--- Records for processing ---

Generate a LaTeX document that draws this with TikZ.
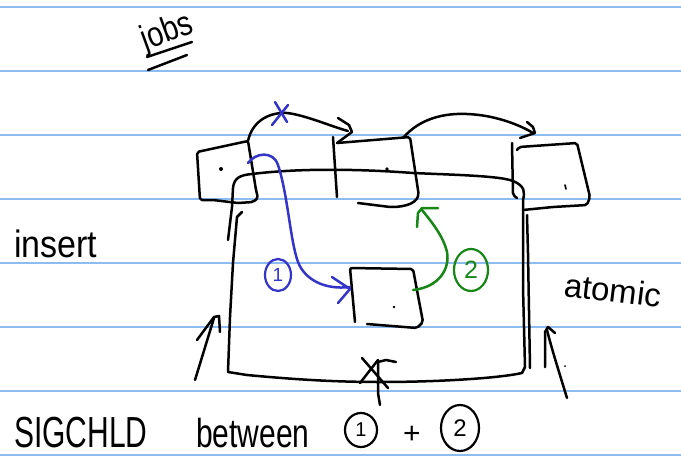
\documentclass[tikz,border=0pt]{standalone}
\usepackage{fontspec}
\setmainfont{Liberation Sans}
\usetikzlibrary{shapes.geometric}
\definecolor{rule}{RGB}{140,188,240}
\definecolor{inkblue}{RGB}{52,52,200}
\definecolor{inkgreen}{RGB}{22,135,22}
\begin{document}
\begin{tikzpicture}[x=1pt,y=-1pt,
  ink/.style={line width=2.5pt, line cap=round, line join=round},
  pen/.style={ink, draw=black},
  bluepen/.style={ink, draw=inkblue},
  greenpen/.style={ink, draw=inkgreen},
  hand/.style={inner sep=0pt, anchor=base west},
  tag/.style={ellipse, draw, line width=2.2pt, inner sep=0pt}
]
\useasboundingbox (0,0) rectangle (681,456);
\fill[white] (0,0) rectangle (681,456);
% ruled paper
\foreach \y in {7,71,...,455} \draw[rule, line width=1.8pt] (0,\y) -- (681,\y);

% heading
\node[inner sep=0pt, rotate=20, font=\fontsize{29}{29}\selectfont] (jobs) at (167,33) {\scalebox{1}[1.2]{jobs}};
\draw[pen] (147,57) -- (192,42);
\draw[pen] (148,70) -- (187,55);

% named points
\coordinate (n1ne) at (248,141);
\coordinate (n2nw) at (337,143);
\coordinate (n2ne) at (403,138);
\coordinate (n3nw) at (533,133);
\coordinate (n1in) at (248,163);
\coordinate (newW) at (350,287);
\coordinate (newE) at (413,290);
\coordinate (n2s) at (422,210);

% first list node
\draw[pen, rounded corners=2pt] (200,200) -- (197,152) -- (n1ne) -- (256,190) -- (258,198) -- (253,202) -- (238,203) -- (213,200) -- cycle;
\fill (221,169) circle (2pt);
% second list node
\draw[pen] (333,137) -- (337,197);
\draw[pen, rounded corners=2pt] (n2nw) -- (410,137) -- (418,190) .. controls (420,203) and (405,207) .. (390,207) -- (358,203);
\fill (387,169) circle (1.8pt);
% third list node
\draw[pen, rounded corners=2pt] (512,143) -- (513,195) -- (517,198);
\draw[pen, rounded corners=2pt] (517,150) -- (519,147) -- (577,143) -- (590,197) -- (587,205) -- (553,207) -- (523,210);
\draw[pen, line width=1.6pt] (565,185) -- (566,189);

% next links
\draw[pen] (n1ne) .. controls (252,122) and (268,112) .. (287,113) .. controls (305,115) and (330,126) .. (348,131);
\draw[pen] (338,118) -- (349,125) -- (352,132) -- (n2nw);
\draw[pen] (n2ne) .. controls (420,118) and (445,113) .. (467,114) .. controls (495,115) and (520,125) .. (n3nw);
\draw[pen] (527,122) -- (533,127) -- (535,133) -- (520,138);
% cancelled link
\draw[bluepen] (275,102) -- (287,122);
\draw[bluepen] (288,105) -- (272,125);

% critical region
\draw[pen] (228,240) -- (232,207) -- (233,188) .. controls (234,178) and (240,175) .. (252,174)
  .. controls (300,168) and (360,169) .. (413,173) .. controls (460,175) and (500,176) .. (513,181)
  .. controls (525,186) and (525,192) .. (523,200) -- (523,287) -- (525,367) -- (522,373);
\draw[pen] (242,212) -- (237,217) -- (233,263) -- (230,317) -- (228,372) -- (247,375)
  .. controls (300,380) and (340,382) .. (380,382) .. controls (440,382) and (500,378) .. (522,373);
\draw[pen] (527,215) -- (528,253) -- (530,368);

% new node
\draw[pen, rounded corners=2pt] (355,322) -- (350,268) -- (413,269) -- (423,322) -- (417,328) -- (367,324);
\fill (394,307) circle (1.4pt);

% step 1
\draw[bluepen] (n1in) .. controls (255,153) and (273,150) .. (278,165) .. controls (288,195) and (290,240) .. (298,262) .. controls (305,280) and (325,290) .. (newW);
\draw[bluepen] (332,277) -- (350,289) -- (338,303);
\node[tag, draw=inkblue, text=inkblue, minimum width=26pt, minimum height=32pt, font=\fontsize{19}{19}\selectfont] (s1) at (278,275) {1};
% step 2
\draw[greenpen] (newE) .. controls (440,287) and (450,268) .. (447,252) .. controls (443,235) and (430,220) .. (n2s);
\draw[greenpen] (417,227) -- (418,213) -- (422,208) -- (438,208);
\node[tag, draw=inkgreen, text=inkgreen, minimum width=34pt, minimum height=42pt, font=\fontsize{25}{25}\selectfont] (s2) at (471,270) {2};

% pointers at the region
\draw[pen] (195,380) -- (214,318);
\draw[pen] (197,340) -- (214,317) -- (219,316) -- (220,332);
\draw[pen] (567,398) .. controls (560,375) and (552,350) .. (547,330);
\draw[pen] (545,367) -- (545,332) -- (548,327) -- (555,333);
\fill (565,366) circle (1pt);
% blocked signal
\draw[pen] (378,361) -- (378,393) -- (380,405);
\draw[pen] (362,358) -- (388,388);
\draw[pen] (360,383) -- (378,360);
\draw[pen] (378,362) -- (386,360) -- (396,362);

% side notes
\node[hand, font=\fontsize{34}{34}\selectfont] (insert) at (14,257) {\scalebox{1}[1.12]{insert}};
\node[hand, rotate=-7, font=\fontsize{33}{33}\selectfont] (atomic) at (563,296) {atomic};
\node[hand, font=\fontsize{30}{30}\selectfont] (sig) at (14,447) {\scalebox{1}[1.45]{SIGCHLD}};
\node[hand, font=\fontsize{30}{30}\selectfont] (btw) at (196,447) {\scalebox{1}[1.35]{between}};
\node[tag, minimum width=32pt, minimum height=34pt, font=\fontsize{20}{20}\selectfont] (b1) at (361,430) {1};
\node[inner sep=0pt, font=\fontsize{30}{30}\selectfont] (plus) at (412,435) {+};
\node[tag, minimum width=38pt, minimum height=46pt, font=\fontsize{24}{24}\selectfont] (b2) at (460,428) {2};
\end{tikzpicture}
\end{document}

---
--- Records for processing ---

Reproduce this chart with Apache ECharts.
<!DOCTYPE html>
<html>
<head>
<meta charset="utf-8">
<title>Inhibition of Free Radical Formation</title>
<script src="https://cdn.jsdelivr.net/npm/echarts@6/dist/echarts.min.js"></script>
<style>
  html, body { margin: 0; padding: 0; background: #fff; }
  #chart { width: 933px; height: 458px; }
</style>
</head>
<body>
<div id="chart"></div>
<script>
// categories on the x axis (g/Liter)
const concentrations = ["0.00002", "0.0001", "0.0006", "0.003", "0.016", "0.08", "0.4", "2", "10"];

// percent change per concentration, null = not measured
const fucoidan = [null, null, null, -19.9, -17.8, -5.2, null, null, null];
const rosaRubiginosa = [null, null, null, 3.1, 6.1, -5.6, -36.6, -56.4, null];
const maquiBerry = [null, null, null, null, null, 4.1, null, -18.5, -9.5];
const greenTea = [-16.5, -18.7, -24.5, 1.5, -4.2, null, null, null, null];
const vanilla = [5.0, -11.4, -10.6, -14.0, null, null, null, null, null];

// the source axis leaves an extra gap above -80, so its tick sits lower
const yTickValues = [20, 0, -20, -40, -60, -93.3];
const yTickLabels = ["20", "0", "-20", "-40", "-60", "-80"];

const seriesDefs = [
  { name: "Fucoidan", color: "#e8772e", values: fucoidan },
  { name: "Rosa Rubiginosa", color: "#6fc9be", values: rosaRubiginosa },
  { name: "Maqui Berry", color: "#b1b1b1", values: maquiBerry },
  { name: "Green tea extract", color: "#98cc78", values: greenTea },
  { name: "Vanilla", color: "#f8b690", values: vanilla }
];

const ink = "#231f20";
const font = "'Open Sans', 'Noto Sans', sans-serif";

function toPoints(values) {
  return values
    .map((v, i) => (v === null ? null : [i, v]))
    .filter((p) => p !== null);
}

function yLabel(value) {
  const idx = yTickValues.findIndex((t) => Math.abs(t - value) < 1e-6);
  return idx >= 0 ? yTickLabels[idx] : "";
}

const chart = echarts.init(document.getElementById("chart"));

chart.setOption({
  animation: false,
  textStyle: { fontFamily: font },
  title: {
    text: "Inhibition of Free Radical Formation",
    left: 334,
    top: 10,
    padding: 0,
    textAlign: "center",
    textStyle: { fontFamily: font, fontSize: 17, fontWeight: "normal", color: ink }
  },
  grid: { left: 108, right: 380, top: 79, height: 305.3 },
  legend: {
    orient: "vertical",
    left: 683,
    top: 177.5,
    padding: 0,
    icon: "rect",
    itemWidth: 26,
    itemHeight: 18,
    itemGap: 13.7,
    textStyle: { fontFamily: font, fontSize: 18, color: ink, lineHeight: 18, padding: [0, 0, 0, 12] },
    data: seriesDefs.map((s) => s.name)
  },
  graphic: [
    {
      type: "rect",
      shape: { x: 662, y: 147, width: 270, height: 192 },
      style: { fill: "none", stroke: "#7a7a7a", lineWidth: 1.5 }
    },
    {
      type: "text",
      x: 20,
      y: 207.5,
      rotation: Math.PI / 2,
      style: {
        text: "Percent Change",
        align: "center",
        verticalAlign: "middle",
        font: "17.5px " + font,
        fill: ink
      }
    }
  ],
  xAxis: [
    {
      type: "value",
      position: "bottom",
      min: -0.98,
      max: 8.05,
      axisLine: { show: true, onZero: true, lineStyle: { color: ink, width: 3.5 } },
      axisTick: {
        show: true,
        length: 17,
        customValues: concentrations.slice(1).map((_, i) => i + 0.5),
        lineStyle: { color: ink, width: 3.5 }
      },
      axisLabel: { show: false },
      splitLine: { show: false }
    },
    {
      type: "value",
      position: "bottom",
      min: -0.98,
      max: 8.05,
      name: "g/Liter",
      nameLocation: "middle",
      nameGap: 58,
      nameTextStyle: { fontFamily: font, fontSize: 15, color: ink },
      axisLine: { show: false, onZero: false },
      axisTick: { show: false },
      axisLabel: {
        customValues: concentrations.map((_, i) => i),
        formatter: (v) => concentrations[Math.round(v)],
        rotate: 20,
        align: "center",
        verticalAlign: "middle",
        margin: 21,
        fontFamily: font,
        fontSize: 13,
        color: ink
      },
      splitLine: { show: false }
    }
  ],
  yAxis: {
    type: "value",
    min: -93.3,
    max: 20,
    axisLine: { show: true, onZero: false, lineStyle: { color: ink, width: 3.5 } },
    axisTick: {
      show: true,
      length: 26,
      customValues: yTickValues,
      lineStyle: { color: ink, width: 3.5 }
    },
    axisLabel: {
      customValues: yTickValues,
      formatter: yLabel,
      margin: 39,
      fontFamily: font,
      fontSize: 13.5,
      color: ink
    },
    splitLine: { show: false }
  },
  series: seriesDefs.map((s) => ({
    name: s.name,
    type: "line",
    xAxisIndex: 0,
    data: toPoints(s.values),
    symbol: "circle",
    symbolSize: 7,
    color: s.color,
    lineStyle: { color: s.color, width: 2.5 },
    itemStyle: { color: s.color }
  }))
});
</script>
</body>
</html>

---
--- Records for processing ---

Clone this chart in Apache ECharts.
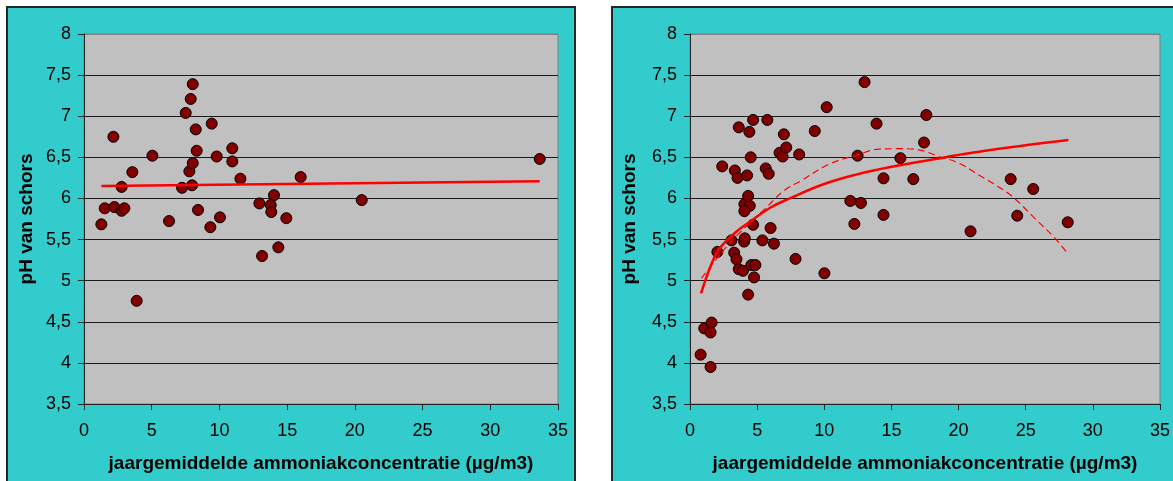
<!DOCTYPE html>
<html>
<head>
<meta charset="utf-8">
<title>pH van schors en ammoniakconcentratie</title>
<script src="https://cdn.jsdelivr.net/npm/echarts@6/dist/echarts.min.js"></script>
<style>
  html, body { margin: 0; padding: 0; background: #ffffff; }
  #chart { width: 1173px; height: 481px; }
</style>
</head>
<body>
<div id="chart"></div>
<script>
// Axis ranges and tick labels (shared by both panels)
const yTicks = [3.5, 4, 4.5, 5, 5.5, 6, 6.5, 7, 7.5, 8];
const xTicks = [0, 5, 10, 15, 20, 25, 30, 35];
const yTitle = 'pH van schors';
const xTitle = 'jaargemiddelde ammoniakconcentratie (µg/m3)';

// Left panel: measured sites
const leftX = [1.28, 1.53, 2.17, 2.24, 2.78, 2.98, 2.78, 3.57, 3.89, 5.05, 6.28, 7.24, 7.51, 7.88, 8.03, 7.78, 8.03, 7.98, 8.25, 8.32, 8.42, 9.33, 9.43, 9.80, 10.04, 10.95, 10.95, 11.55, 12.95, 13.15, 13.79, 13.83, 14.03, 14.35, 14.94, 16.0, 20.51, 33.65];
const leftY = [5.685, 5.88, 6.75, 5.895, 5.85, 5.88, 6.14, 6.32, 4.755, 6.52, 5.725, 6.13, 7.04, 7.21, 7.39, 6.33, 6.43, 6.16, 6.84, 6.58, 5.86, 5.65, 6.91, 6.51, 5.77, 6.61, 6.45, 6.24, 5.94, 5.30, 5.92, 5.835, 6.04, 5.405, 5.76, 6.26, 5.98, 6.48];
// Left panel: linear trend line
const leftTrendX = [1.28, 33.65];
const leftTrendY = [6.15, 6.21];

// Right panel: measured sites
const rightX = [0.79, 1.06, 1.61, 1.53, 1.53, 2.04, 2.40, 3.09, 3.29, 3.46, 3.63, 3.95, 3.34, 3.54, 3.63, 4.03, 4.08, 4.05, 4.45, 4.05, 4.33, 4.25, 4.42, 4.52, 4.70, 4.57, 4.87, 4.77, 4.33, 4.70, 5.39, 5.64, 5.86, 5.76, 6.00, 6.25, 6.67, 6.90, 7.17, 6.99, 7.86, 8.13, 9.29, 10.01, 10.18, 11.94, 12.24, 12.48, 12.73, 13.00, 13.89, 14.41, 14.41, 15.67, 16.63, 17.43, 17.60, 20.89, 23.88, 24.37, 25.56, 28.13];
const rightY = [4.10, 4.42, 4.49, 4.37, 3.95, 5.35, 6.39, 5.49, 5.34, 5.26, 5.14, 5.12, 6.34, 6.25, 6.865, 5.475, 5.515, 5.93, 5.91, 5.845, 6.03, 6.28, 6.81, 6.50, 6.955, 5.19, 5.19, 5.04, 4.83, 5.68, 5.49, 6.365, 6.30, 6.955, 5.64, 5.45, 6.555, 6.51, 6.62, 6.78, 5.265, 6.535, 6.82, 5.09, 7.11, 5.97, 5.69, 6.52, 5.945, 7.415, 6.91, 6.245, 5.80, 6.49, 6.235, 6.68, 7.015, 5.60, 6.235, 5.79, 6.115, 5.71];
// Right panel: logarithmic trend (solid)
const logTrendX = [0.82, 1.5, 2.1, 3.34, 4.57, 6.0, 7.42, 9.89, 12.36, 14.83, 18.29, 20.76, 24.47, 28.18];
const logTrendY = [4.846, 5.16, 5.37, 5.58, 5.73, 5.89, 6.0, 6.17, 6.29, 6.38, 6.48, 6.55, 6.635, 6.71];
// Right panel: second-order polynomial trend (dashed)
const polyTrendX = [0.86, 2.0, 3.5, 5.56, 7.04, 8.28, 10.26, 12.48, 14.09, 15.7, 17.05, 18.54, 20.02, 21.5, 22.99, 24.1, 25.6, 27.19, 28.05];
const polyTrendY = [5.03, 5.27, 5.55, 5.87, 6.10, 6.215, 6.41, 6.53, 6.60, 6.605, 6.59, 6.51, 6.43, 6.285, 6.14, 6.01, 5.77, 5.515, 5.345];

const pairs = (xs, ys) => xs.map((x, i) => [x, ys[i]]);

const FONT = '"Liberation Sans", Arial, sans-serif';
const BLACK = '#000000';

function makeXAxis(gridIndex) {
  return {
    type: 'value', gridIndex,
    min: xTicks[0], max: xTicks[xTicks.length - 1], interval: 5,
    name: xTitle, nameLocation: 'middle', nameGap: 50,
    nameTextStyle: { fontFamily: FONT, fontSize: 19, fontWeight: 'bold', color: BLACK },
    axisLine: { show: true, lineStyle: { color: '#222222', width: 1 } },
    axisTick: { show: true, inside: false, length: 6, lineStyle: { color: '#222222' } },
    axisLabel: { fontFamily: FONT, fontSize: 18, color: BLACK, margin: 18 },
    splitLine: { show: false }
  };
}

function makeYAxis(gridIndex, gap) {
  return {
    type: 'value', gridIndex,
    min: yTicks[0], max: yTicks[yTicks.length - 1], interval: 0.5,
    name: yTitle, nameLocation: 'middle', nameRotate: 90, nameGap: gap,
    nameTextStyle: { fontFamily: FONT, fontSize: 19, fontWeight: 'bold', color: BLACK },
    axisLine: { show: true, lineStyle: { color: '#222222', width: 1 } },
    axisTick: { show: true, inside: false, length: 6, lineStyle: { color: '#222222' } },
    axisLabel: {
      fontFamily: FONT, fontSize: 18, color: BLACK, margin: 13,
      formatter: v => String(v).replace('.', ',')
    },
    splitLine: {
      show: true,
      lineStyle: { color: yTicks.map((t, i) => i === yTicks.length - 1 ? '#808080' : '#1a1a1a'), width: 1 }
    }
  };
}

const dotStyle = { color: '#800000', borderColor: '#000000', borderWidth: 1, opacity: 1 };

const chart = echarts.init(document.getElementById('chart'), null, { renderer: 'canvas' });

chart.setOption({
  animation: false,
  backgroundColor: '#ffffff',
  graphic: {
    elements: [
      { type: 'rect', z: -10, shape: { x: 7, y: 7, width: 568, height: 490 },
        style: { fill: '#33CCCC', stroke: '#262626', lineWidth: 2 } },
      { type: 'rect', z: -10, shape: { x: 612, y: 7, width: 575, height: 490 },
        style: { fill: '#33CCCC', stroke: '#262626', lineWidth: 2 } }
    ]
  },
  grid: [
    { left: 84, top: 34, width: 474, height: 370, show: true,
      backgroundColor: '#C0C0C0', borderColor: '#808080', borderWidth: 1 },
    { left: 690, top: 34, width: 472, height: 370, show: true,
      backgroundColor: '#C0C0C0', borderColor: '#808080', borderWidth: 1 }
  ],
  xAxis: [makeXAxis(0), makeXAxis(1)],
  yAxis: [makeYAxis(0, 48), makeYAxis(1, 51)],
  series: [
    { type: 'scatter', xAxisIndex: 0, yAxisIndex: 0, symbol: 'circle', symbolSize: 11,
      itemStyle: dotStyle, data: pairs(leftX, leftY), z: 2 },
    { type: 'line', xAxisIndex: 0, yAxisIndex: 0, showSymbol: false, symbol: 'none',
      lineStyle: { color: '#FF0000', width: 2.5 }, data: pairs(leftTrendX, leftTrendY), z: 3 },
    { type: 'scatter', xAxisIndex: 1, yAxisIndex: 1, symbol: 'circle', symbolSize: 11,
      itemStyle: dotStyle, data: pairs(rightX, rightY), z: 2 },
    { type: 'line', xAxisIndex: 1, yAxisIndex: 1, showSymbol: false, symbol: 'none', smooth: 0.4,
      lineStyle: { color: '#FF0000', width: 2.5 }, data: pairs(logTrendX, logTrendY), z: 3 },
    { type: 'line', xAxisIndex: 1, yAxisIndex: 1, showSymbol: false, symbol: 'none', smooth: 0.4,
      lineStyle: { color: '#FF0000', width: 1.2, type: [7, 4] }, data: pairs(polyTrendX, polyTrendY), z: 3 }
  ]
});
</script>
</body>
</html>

---

### Exercise aim
Keep to the lines between the line with "Generate a LaTeX" and the line with "(0,\y) -- (681,\y);", inclusive, and transcribe them without pictures.

### The output
Generate a LaTeX document that draws this with TikZ.
\documentclass[tikz,border=0pt]{standalone}
\usepackage{fontspec}
\setmainfont{Liberation Sans}
\usetikzlibrary{shapes.geometric}
\definecolor{rule}{RGB}{140,188,240}
\definecolor{inkblue}{RGB}{52,52,200}
\definecolor{inkgreen}{RGB}{22,135,22}
\begin{document}
\begin{tikzpicture}[x=1pt,y=-1pt,
  ink/.style={line width=2.5pt, line cap=round, line join=round},
  pen/.style={ink, draw=black},
  bluepen/.style={ink, draw=inkblue},
  greenpen/.style={ink, draw=inkgreen},
  hand/.style={inner sep=0pt, anchor=base west},
  tag/.style={ellipse, draw, line width=2.2pt, inner sep=0pt}
]
\useasboundingbox (0,0) rectangle (681,456);
\fill[white] (0,0) rectangle (681,456);
% ruled paper
\foreach \y in {7,71,...,455} \draw[rule, line width=1.8pt] (0,\y) -- (681,\y);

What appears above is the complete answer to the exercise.